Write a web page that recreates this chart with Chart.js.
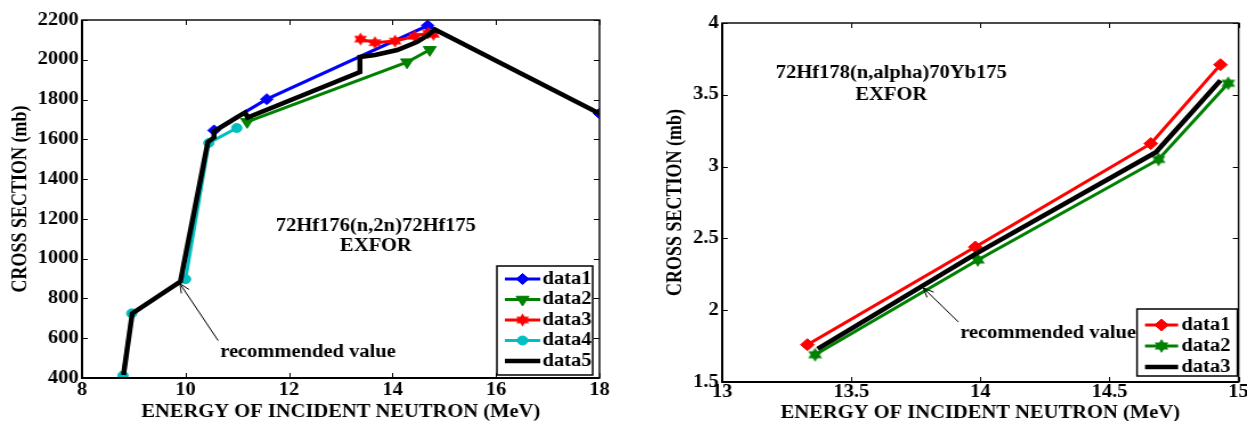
<!DOCTYPE html>
<html>
<head>
<meta charset="utf-8">
<script src="https://cdn.jsdelivr.net/npm/chart.js@4.4.0/dist/chart.umd.min.js"></script>
<style>
  html, body { margin: 0; padding: 0; background: #fff; }
  body { width: 1247px; height: 421px; position: relative; overflow: hidden; }
  canvas { position: absolute; top: 0; }
</style>
</head>
<body>
<!-- La figura original viene estirada en horizontal (~1.14), por eso el canvas se dibuja más estrecho y se estira por CSS -->
<canvas id="hf176Chart" width="544" height="421" style="left:0px;width:620px;height:421px"></canvas>
<canvas id="hf178Chart" width="532" height="421" style="left:640px;width:607px;height:421px"></canvas>
<script>
// ---- Datos: 72Hf176(n,2n)72Hf175 ----
const energia1 = [10.55, 11.57, 14.68, 18];
const seccion1 = [1645, 1802, 2172, 1730];
const energia2 = [11.19, 14.28, 14.72];
const seccion2 = [1688, 1988, 2050];
const energia3 = [13.38, 13.66, 14.05, 14.43, 14.69, 14.79];
const seccion3 = [2104, 2086, 2094, 2118, 2135, 2128];
const energia4 = [8.79, 8.96, 10.0, 10.45, 10.99];
const seccion4 = [412, 725, 897, 1582, 1657];
const energia5 = [8.8, 8.97, 9.9, 10.43, 10.55, 10.55, 11.0, 11.15, 11.2, 13.37, 13.37, 13.66, 14.09, 14.47, 14.69, 14.76, 14.82, 18];
const seccion5 = [415, 725, 885, 1585, 1610, 1640, 1712, 1735, 1710, 1938, 2014, 2024, 2049, 2089, 2124, 2140, 2152, 1730];

// ---- Datos: 72Hf178(n,alpha)70Yb175 ----
const energiaA1 = [13.33, 13.98, 14.66, 14.93];
const seccionA1 = [1.76, 2.44, 3.16, 3.71];
const energiaA2 = [13.36, 13.99, 14.69, 14.96];
const seccionA2 = [1.69, 2.35, 3.05, 3.58];
const energiaA3 = [13.37, 13.98, 14.68, 14.93];
const seccionA3 = [1.73, 2.39, 3.10, 3.60];

// Marcas de los ejes
const ticksX1 = [8, 10, 12, 14, 16, 18];
const ticksY1 = [400, 600, 800, 1000, 1200, 1400, 1600, 1800, 2000, 2200];
const ticksX2 = [13, 13.5, 14, 14.5, 15];
const ticksY2 = [1.5, 2, 2.5, 3, 3.5, 4];

const FUENTE = "'Liberation Serif', 'Times New Roman', serif";
const fuenteTick = { family: FUENTE, size: 18, weight: 'bold' };

// Estrella de seis puntas (hexagrama) como en Matlab
function crearEstrella(color, r) {
    const c = document.createElement('canvas');
    const s = Math.ceil(r * 2 + 2);
    c.width = s;
    c.height = s;
    const g = c.getContext('2d');
    g.fillStyle = color;
    g.beginPath();
    for (let i = 0; i < 12; i++) {
        const ang = -Math.PI / 2 + i * Math.PI / 6;
        const rr = i % 2 === 0 ? r : r * 0.58;
        g.lineTo(s / 2 + rr * Math.cos(ang), s / 2 + rr * Math.sin(ang));
    }
    g.closePath();
    g.fill();
    return c;
}

// Construye una serie a partir de dos listas
function serie(label, xs, ys, color, extra) {
    return Object.assign({
        label: label,
        data: xs.map((x, i) => ({ x: x, y: ys[i] })),
        borderColor: color,
        backgroundColor: color,
        pointBackgroundColor: color,
        pointBorderColor: color,
        borderWidth: 3,
        pointRadius: 5,
        pointBorderWidth: 1,
        showLine: true,
        tension: 0,
        fill: false
    }, extra);
}

// Dibuja un marcador (para la leyenda)
function dibujarMarcador(ctx, ds, x, y) {
    if (!ds.pointRadius && !(ds.pointStyle instanceof HTMLCanvasElement)) return;
    ctx.save();
    ctx.fillStyle = ds.pointBackgroundColor;
    ctx.strokeStyle = ds.pointBorderColor;
    ctx.lineWidth = ds.pointBorderWidth || 1;
    if (Chart.helpers && Chart.helpers.drawPoint) {
        Chart.helpers.drawPoint(ctx, {
            pointStyle: ds.pointStyle,
            rotation: ds.pointRotation || 0,
            radius: ds.pointRadius,
            borderWidth: ds.pointBorderWidth || 1
        }, x, y);
    } else {
        ctx.beginPath();
        ctx.arc(x, y, ds.pointRadius, 0, Math.PI * 2);
        ctx.fill();
    }
    ctx.restore();
}

// Plugin: marco tipo Matlab, ticks hacia dentro, leyenda y anotaciones
const marcoPlugin = {
    id: 'marco',
    afterDraw(chart, args, opts) {
        const ctx = chart.ctx;
        const a = chart.chartArea;
        const sx = chart.scales.x;
        const sy = chart.scales.y;

        ctx.save();
        // ticks interiores en los cuatro lados
        ctx.strokeStyle = '#000';
        ctx.lineWidth = 1;
        ctx.beginPath();
        sx.ticks.forEach(t => {
            const px = Math.round(sx.getPixelForValue(t.value)) + 0.5;
            ctx.moveTo(px, a.bottom); ctx.lineTo(px, a.bottom - 5);
            ctx.moveTo(px, a.top); ctx.lineTo(px, a.top + 5);
        });
        sy.ticks.forEach(t => {
            const py = Math.round(sy.getPixelForValue(t.value)) + 0.5;
            ctx.moveTo(a.left, py); ctx.lineTo(a.left + 5, py);
            ctx.moveTo(a.right, py); ctx.lineTo(a.right - 5, py);
        });
        ctx.stroke();

        // marco
        ctx.lineWidth = 1.5;
        ctx.strokeStyle = '#111';
        ctx.strokeRect(a.left, a.top, a.right - a.left, a.bottom - a.top);
        ctx.lineWidth = 2;
        ctx.strokeStyle = '#000';
        ctx.beginPath();
        ctx.moveTo(a.left, a.top);
        ctx.lineTo(a.left, a.bottom);
        ctx.lineTo(a.right, a.bottom);
        ctx.stroke();

        // anotaciones de texto
        ctx.fillStyle = '#000';
        ctx.font = 'bold 18px ' + FUENTE;
        ctx.textBaseline = 'middle';
        (opts.textos || []).forEach(t => {
            ctx.textAlign = t.align || 'center';
            ctx.fillText(t.texto, sx.getPixelForValue(t.x), sy.getPixelForValue(t.y));
        });

        // flecha "recommended value"
        if (opts.flecha) {
            const f = opts.flecha;
            const x0 = sx.getPixelForValue(f.desde[0]), y0 = sy.getPixelForValue(f.desde[1]);
            const x1 = sx.getPixelForValue(f.hasta[0]), y1 = sy.getPixelForValue(f.hasta[1]);
            const ang = Math.atan2(y1 - y0, x1 - x0);
            ctx.strokeStyle = '#000';
            ctx.lineWidth = 1;
            ctx.beginPath();
            ctx.moveTo(x0, y0);
            ctx.lineTo(x1, y1);
            ctx.moveTo(x1 - 10 * Math.cos(ang - 0.4), y1 - 10 * Math.sin(ang - 0.4));
            ctx.lineTo(x1, y1);
            ctx.lineTo(x1 - 10 * Math.cos(ang + 0.4), y1 - 10 * Math.sin(ang + 0.4));
            ctx.stroke();
        }

        // leyenda
        if (opts.leyenda) {
            const L = opts.leyenda;
            const bx = a.right - L.margenDerecho - L.ancho;
            const by = a.bottom - L.margenInferior - L.alto;
            ctx.fillStyle = '#fff';
            ctx.fillRect(bx, by, L.ancho, L.alto);
            ctx.strokeStyle = '#000';
            ctx.lineWidth = 1.5;
            ctx.strokeRect(bx, by, L.ancho, L.alto);
            chart.data.datasets.forEach((ds, i) => {
                const yy = by + L.primeraFila + i * L.paso;
                ctx.strokeStyle = ds.borderColor;
                ctx.lineWidth = ds.borderWidth;
                ctx.beginPath();
                ctx.moveTo(bx + 7, yy);
                ctx.lineTo(bx + L.finLinea, yy);
                ctx.stroke();
                dibujarMarcador(ctx, ds, bx + (7 + L.finLinea) / 2, yy);
                ctx.fillStyle = '#000';
                ctx.textAlign = 'left';
                ctx.textBaseline = 'middle';
                ctx.fillText(ds.label, bx + L.texto, yy);
            });
        }
        ctx.restore();
    }
};

// Opciones de ejes comunes
function ejes(cfg) {
    return {
        x: {
            type: 'linear',
            min: cfg.ticksX[0],
            max: cfg.ticksX[cfg.ticksX.length - 1],
            afterBuildTicks: s => { s.ticks = cfg.ticksX.map(v => ({ value: v })); },
            afterFit: s => { s.height = cfg.altoX; s.paddingLeft = 0; s.paddingRight = 0; },
            grid: { display: false, drawTicks: false },
            border: { display: false },
            ticks: { color: '#000', font: fuenteTick, padding: cfg.padTickX, maxRotation: 0, autoSkip: false, callback: v => String(v) },
            title: {
                display: true,
                text: 'ENERGY OF INCIDENT NEUTRON (MeV)',
                color: '#000',
                font: { family: FUENTE, size: 18, weight: 'bold', lineHeight: 0.8 },
                padding: { top: 0, bottom: cfg.padTituloX }
            }
        },
        y: {
            type: 'linear',
            min: cfg.ticksY[0],
            max: cfg.ticksY[cfg.ticksY.length - 1],
            afterBuildTicks: s => { s.ticks = cfg.ticksY.map(v => ({ value: v })); },
            afterFit: s => { s.width = 72; },
            grid: { display: false, drawTicks: false },
            border: { display: false },
            ticks: { color: '#000', font: fuenteTick, padding: 3, autoSkip: false, callback: v => String(v) },
            title: {
                display: true,
                text: 'CROSS SECTION (mb)',
                color: '#000',
                font: { family: FUENTE, size: 18, weight: 'bold', lineHeight: 0.8 },
                padding: { top: cfg.padTituloY, bottom: 0 }
            }
        }
    };
}

// ---- Gráfico izquierdo ----
const estrellaRoja = crearEstrella('#ff0000', 6.5);
const datos1 = [
    serie('data1', energia1, seccion1, '#0000ff', { pointStyle: 'rectRot', pointRadius: 5.5, order: 5 }),
    serie('data2', energia2, seccion2, '#008000', { pointStyle: 'triangle', pointRotation: 180, rotation: 180, pointRadius: 6.5, order: 4 }),
    serie('data3', energia3, seccion3, '#ff0000', { pointStyle: estrellaRoja, order: 3 }),
    serie('data4', energia4, seccion4, '#00bfbf', { pointStyle: 'circle', pointRadius: 4.5, order: 2 }),
    serie('data5', energia5, seccion5, '#000000', { pointRadius: 0, borderWidth: 4.5, order: 1 })
];

new Chart(document.getElementById('hf176Chart'), {
    type: 'scatter',
    data: { datasets: datos1 },
    options: {
        responsive: false,
        animation: false,
        devicePixelRatio: 1,
        layout: { padding: { top: 20, right: 18, bottom: 0, left: 0 } },
        scales: ejes({ ticksX: ticksX1, ticksY: ticksY1, altoX: 43, padTickX: 2, padTituloX: 1.3, padTituloY: 11 }),
        plugins: {
            legend: { display: false },
            tooltip: { enabled: false },
            marco: {
                textos: [
                    { texto: '72Hf176(n,2n)72Hf175', x: 13.68, y: 1162 },
                    { texto: 'EXFOR', x: 13.68, y: 1061 },
                    { texto: 'recommended value', x: 10.67, y: 527, align: 'left' }
                ],
                flecha: { desde: [10.63, 588], hasta: [9.89, 875] },
                leyenda: { ancho: 84, alto: 109, margenDerecho: 6, margenInferior: 3, primeraFila: 13, paso: 20.5, finLinea: 38, texto: 40 }
            }
        }
    },
    plugins: [marcoPlugin]
});

// ---- Gráfico derecho ----
const estrellaVerde = crearEstrella('#008000', 7);
const datos2 = [
    serie('data1', energiaA1, seccionA1, '#ff0000', { pointStyle: 'rectRot', pointRadius: 6, order: 3 }),
    serie('data2', energiaA2, seccionA2, '#008000', { pointStyle: estrellaVerde, order: 2 }),
    serie('data3', energiaA3, seccionA3, '#000000', { pointRadius: 0, borderWidth: 4.5, order: 1 })
];

new Chart(document.getElementById('hf178Chart'), {
    type: 'scatter',
    data: { datasets: datos2 },
    options: {
        responsive: false,
        animation: false,
        devicePixelRatio: 1,
        layout: { padding: { top: 23, right: 7.4, bottom: 0, left: 0 } },
        scales: ejes({ ticksX: ticksX2, ticksY: ticksY2, altoX: 39, padTickX: 0, padTituloX: 0, padTituloY: 24 }),
        plugins: {
            legend: { display: false },
            tooltip: { enabled: false },
            marco: {
                textos: [
                    { texto: '72Hf178(n,alpha)70Yb175', x: 13.655, y: 3.652 },
                    { texto: 'EXFOR', x: 13.655, y: 3.499 },
                    { texto: 'recommended value', x: 13.922, y: 1.841, align: 'left' }
                ],
                flecha: { desde: [13.915, 1.918], hasta: [13.779, 2.155] },
                leyenda: { ancho: 88, alto: 67, margenDerecho: 1, margenInferior: 6, primeraFila: 16, paso: 21, finLinea: 36, texto: 39 }
            }
        }
    },
    plugins: [marcoPlugin]
});
</script>
</body>
</html>
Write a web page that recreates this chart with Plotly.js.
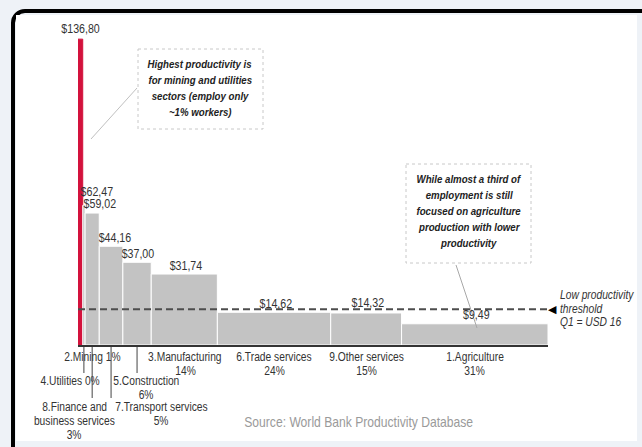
<!DOCTYPE html>
<html>
<head>
<meta charset="utf-8">
<script src="https://cdn.plot.ly/plotly-3.0.1.min.js"></script>
<style>
  html, body { margin: 0; padding: 0; background: #eef2f7; width: 642px; height: 447px; overflow: hidden; }
  #frame { position: absolute; left: 11px; top: 9px; width: 640px; height: 460px; border: 4px solid #000; border-radius: 14px; background: #eef2f7; }
  #paper { position: absolute; left: 16px; top: 15px; width: 621px; height: 426px; background: #fff; }
  #chart { position: absolute; left: 0; top: 0; width: 642px; height: 447px; }
</style>
</head>
<body>
<div id="frame"></div>
<div id="paper"></div>
<div id="chart"></div>
<script>
// ---- data ----
const sectors = ['2.Mining', '4.Utilities', '8.Finance and business services', '7.Transport services',
                 '5.Construction', '3.Manufacturing', '6.Trade services', '9.Other services', '1.Agriculture'];
const productivity = [136.80, 62.47, 59.02, 44.16, 37.00, 31.74, 14.62, 14.32, 9.49];
const employmentShare = [1, 0.5, 3, 5, 6, 14, 24, 15, 31];   // % of workers (bar widths)
const valueLabels = ['$136,80', '$62,47', '$59,02', '$44,16', '$37,00', '$31,74', '$14,62', '$14,32', '$9,49'];
const axisLabels = [
  ['2.Mining 1%'],
  ['4.Utilities 0%'],
  ['8.Finance and', 'business services', '3%'],
  ['7.Transport services', '5%'],
  ['5.Construction', '6%'],
  ['3.Manufacturing', '14%'],
  ['6.Trade services', '24%'],
  ['9.Other services', '15%'],
  ['1.Agriculture', '31%']
];
const threshold = 16;
const thresholdLabel = ['Low productivity', 'threshold', 'Q1 = USD 16'];
const note1 = ['Highest productivity is', 'for mining and utilities', 'sectors (employ only', '~1% workers)'];
const note2 = ['While almost a third of', 'employment is still', 'focused on agriculture', 'production with lower', 'productivity'];
const source = 'Source: World Bank Productivity Database';

// ---- layout geometry (pixels) ----
const W = 642, H = 447;
const L = 78, R = 548, T = 32, B = 345;
const FONT = '"Liberation Sans", Arial, sans-serif';
const NARROW = 0.82;
const px = x => (x - L) / (R - L);           // pixel -> paper x
const py = y => (B - y) / (B - T);           // pixel -> paper y

// cumulative positions
const mids = [];
let acc = 0;
employmentShare.forEach(w => { mids.push(acc + w / 2); acc += w; });
const total = acc;

const barColors = productivity.map((_, i) => i === 0 ? '#d3123c' : '#c3c3c3');
const lineColors = productivity.map((_, i) => i === 0 ? '#d3123c' : '#ffffff');

const trace = {
  type: 'bar',
  x: mids,
  y: productivity,
  width: employmentShare,
  marker: { color: barColors, line: { color: lineColors, width: 1 } },
  hoverinfo: 'skip',
  text: sectors,
  textposition: 'none'
};

const annotations = [];
// value labels
const valShift = [[0, 11], [13, 14], [8, 10], [4, 9], [1, 9], [2, 9], [2, 9], [2, 10], [2, 9]];
valueLabels.forEach((t, i) => {
  annotations.push({
    x: mids[i], y: productivity[i], xref: 'x', yref: 'y', text: t, showarrow: false,
    xanchor: 'center', yanchor: 'middle', xshift: valShift[i][0], yshift: valShift[i][1],
    font: { family: FONT, size: 13, color: '#333' }
  });
});
// category labels below axis
const labPos = [[12, 357], [-14, 381], [-18, 407], [50, 407], [9, 381], [1, 357], [0, 357], [0, 357], [0, 357]];
axisLabels.forEach((lines, i) => {
  lines.forEach((t, j) => {
    annotations.push({
      x: mids[i], y: 0, xref: 'x', yref: 'paper', text: t, showarrow: false,
      xanchor: 'center', yanchor: 'middle', xshift: labPos[i][0], yshift: -(labPos[i][1] + j * 14 - B),
      font: { family: FONT, size: 12.5, color: '#333' }
    });
  });
});
// threshold label
thresholdLabel.forEach((t, j) => {
  annotations.push({
    x: px(558), y: threshold, xref: 'paper', yref: 'y', text: '<i>' + t + '</i>', showarrow: false,
    xanchor: 'left', yanchor: 'middle', yshift: [14, 0, -13][j],
    font: { family: FONT, size: 12.5, color: '#333' }
  });
});
// arrow head
annotations.push({
  x: px(552), y: threshold, xref: 'paper', yref: 'y', text: '◀', showarrow: false,
  xanchor: 'center', yanchor: 'middle', font: { family: 'DejaVu Sans', size: 11, color: '#000' }
});
// notes
note1.forEach((t, j) => {
  annotations.push({
    x: px(200), y: py(64 + j * 16), xref: 'paper', yref: 'paper', text: '<b><i>' + t + '</i></b>', showarrow: false,
    xanchor: 'center', yanchor: 'middle', font: { family: FONT, size: 11.8, color: '#222' }
  });
});
note2.forEach((t, j) => {
  annotations.push({
    x: px(469), y: py(179 + j * 16), xref: 'paper', yref: 'paper', text: '<b><i>' + t + '</i></b>', showarrow: false,
    xanchor: 'center', yanchor: 'middle', font: { family: FONT, size: 11.8, color: '#222' }
  });
});
// source
annotations.push({
  x: px(358), y: py(422), xref: 'paper', yref: 'paper', text: source, showarrow: false,
  xanchor: 'center', yanchor: 'middle', font: { family: FONT, size: 14.8, color: '#9a9a9a' }
});

const shapes = [
  // threshold dashed line
  { type: 'line', xref: 'paper', yref: 'y', x0: 0, x1: px(550), y0: threshold, y1: threshold,
    line: { color: '#4d4d4d', width: 2, dash: '7px,4px' } },
  // note boxes
  { type: 'rect', xref: 'paper', yref: 'paper', x0: px(138), x1: px(263), y0: py(49), y1: py(129),
    line: { color: '#c8c8c8', width: 1, dash: 'dot' } },
  { type: 'rect', xref: 'paper', yref: 'paper', x0: px(406), x1: px(531), y0: py(164), y1: py(263),
    line: { color: '#c8c8c8', width: 1, dash: 'dot' } },
  // leader lines
  { type: 'line', xref: 'paper', yref: 'paper', x0: px(137), y0: py(88), x1: px(91), y1: py(139),
    line: { color: '#c0c0c0', width: 1 } },
  { type: 'line', xref: 'paper', yref: 'paper', x0: px(456), y0: py(265), x1: px(477), y1: py(328),
    line: { color: '#a8a8a8', width: 1 } }
];
// tick leader lines below axis (utilities, finance, transport, construction)
[[1, 373], [2, 398], [3, 398], [4, 373]].forEach(([i, yEnd]) => {
  shapes.push({ type: 'line', xref: 'x', yref: 'paper', x0: mids[i], x1: mids[i], y0: py(347), y1: py(yEnd),
    line: { color: '#444', width: 1 } });
});

const layout = {
  width: W, height: H,
  margin: { l: L, r: W - R, t: T, b: H - B, pad: 0 },
  paper_bgcolor: 'rgba(0,0,0,0)',
  plot_bgcolor: 'rgba(0,0,0,0)',
  showlegend: false,
  bargap: 0,
  xaxis: { range: [0, total], showgrid: false, zeroline: false, showticklabels: false, ticks: '',
           showline: true, linecolor: '#333', linewidth: 2, fixedrange: true },
  yaxis: { range: [0, 140], showgrid: false, zeroline: false, showticklabels: false, ticks: '',
           showline: false, fixedrange: true },
  annotations: annotations,
  shapes: shapes
};

// condense text horizontally to mimic a narrow typeface
function condense() {
  document.querySelectorAll('#chart g.annotation').forEach(g => {
    const idx = +g.getAttribute('data-index');
    const a = annotations[idx];
    if (!a || a.text === '◀') return;
    const t = g.querySelector('text.annotation-text');
    if (!t) return;
    t.style.transformBox = 'fill-box';
    t.style.transformOrigin = a.xanchor === 'left' ? 'left center' : 'center center';
    t.style.transform = 'scaleX(' + NARROW + ')';
  });
}

Plotly.newPlot('chart', [trace], layout, { displayModeBar: false, staticPlot: true }).then(condense);
</script>
</body>
</html>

----------

Extract from the material all lines containing the string "with".

Write a web page that recreates this chart with Chart.js.
Write a web page that recreates this chart with Plotly.js.
const note2 = ['While almost a third of', 'employment is still', 'focused on agriculture', 'production with lower', 'productivity'];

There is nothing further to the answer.